Work to do —
From the very first line of the data to the line containing "y_ticks = [0, 2500, 5000, 7500, 10000]", retype everything exactly, leaving the pictures behind.

Supplied material —
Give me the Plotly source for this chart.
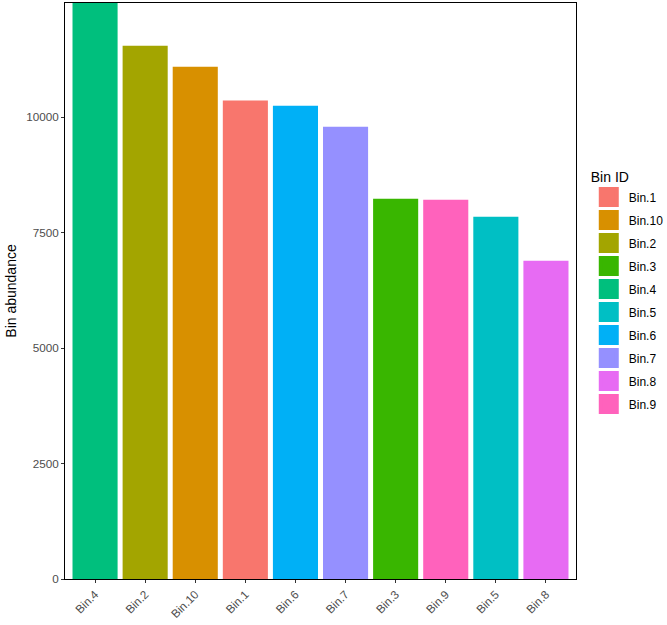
import plotly.graph_objects as go

bins = ["Bin.1", "Bin.10", "Bin.2", "Bin.3", "Bin.4", "Bin.5", "Bin.6", "Bin.7", "Bin.8", "Bin.9"]
abundance = [10362, 11092, 11547, 8232, 12472, 7842, 10247, 9792, 6889, 8211]
colors = ["#F8766D", "#D89000", "#A3A500", "#39B600", "#00BF7D",
          "#00BFC4", "#00B0F6", "#9590FF", "#E76BF3", "#FF62BC"]
y_ticks = [0, 2500, 5000, 7500, 10000]

order = [b for _, b in sorted(zip(abundance, bins), reverse=True)]

fig = go.Figure()
for b, v, c in zip(bins, abundance, colors):
    fig.add_trace(go.Bar(x=[b], y=[v], name=b, marker=dict(color=c, line=dict(width=0)),
                         width=0.9, legendgroup=b, showlegend=False))
    # legend key (larger square like ggplot's fill keys)
    fig.add_trace(go.Scatter(x=[None], y=[None], mode="markers", name=b, legendgroup=b,
                             marker=dict(symbol="square", size=16, color=c,
                                         line=dict(color=c, width=4))))

font = "Liberation Sans, Arial, sans-serif"
fig.update_layout(
    width=667, height=625,
    margin=dict(l=65, r=91, t=3, b=46, autoexpand=False),
    plot_bgcolor="white", paper_bgcolor="white",
    barmode="overlay",
    font=dict(family=font, color="black"),
    showlegend=True,
    legend=dict(
        title=dict(text="Bin ID", font=dict(size=14, family=font, color="black")),
        font=dict(size=12, family=font, color="black"),
        x=1.025, xanchor="left", y=0.72, yanchor="top",
        tracegroupgap=4, itemsizing="trace",
        bgcolor="rgba(0,0,0,0)",
    ),
    xaxis=dict(
        categoryorder="array", categoryarray=order,
        range=[-0.6, 9.6],
        showline=True, mirror=True, linecolor="black", linewidth=1,
        ticks="outside", ticklen=3, tickcolor="#333333",
        tickangle=-45, tickfont=dict(size=11.7, color="#4D4D4D", family=font),
        showgrid=False, zeroline=False,
    ),
    yaxis=dict(
        range=[0, max(abundance)],
        tickvals=y_ticks, ticktext=[str(t) for t in y_ticks],
        showline=True, mirror=True, linecolor="black", linewidth=1,
        ticks="outside", ticklen=3, tickcolor="#333333",
        tickfont=dict(size=11.7, color="#4D4D4D", family=font),
        showgrid=False, zeroline=False,
        title=dict(text="Bin abundance", font=dict(size=14, family=font, color="black"), standoff=6),
    ),
)

fig.write_html("out.html")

Task result —
Give me the Plotly source for this chart.
import plotly.graph_objects as go

bins = ["Bin.1", "Bin.10", "Bin.2", "Bin.3", "Bin.4", "Bin.5", "Bin.6", "Bin.7", "Bin.8", "Bin.9"]
abundance = [10362, 11092, 11547, 8232, 12472, 7842, 10247, 9792, 6889, 8211]
colors = ["#F8766D", "#D89000", "#A3A500", "#39B600", "#00BF7D",
          "#00BFC4", "#00B0F6", "#9590FF", "#E76BF3", "#FF62BC"]
y_ticks = [0, 2500, 5000, 7500, 10000]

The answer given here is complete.